Tidak jauh dari sana, saya melihat bagian dari reruntuhan Katedral Urakami, gereja Katolik terbesar di Nagasaki, yang hancur lebur akibat bom. Fakta bahwa Nagasaki adalah kota dengan populasi Katolik terbanyak di Jepang membuat saya tertegun. Ironisnya, kawasan yang dihuni komunitas damai justru menjadi sasaran kehancuran. Tapi itulah sejarah, tak selalu adil.
Di salah satu ruang utama, berdirilah replika bom atom “Fat Man”. Benda itu tampak sederhana, seperti tabung besar tanpa ekspresi. Sulit dipercaya bahwa dari tubuh besarnya yang tak seberapa rumit itulah, kehancuran luar biasa bermula. Di sini saya mengetahui bahwa bom Nagasaki mengandung Plutonium-239, berbeda dengan Uranium-235 yang digunakan di Hiroshima.
Museum ini juga menampilkan detik-detik menjelang jatuhnya bom. Ternyata, Kokura adalah target utama, namun karena awan tebal dan visibilitas buruk, pilot beralih ke Nagasaki. Keputusan singkat itu mengubah takdir sebuah kota.
Di tengah ruang, ada sebuah instalasi berbentuk piramida terbalik yang dihiasi foto-foto tokoh dunia seperti Einstein, Truman, Stalin, Churchill, dan Roosevelt—sosok-sosok yang membentuk jalannya sejarah hingga tragedi itu terjadi.
Bagian lain museum menunjukkan peta negara-negara pemilik senjata nuklir: Amerika, Rusia, Cina, Inggris, Prancis, India, Pakistan, Israel, hingga Korea Utara. Jumlah peluru kendali yang mereka miliki terpampang jelas, seperti peringatan bahwa ancaman perang nuklir masih jauh dari usai.

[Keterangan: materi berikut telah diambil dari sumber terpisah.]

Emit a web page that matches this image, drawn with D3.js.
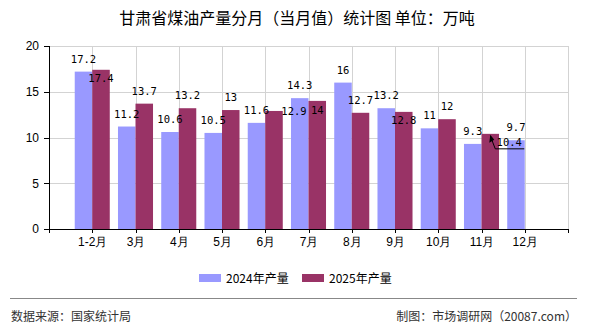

Saya terus berjalan dan melihat berbagai artefak korban bom—botol kaca yang meleleh, uang logam terbakar, dan barang-barang pribadi lain yang tak lagi dikenali bentuk aslinya. Ada pula ruang kesaksian para hibakusha (penyintas bom atom) yang terekam dalam suara dan video. Suara-suara yang lirih tapi penuh kekuatan itu menusuk kalbu. Mereka bukan hanya korban, mereka adalah saksi zaman.
Satu kisah yang sangat menyentuh adalah tentang Dr. Takashi Nagai, seorang dokter yang selamat namun kehilangan keluarganya. Meski tubuhnya digerogoti radiasi, ia tetap mengabdikan hidupnya untuk merawat para korban dan melakukan riset pengobatan radiasi. Ia meninggal dunia pada 1951 karena leukemia—sebuah pengorbanan sunyi yang menggetarkan jiwa.
Tanpa terasa, dua jam lebih telah berlalu. Perjalanan kami di museum harus dilanjutkan ke Peace Park, tempat yang tak kalah sarat makna. Kami kembali ke ruang depan, mengembalikan kursi roda, dan berjalan perlahan menuju halte trem. Masih banyak yang ingin dikenang dan direnungkan.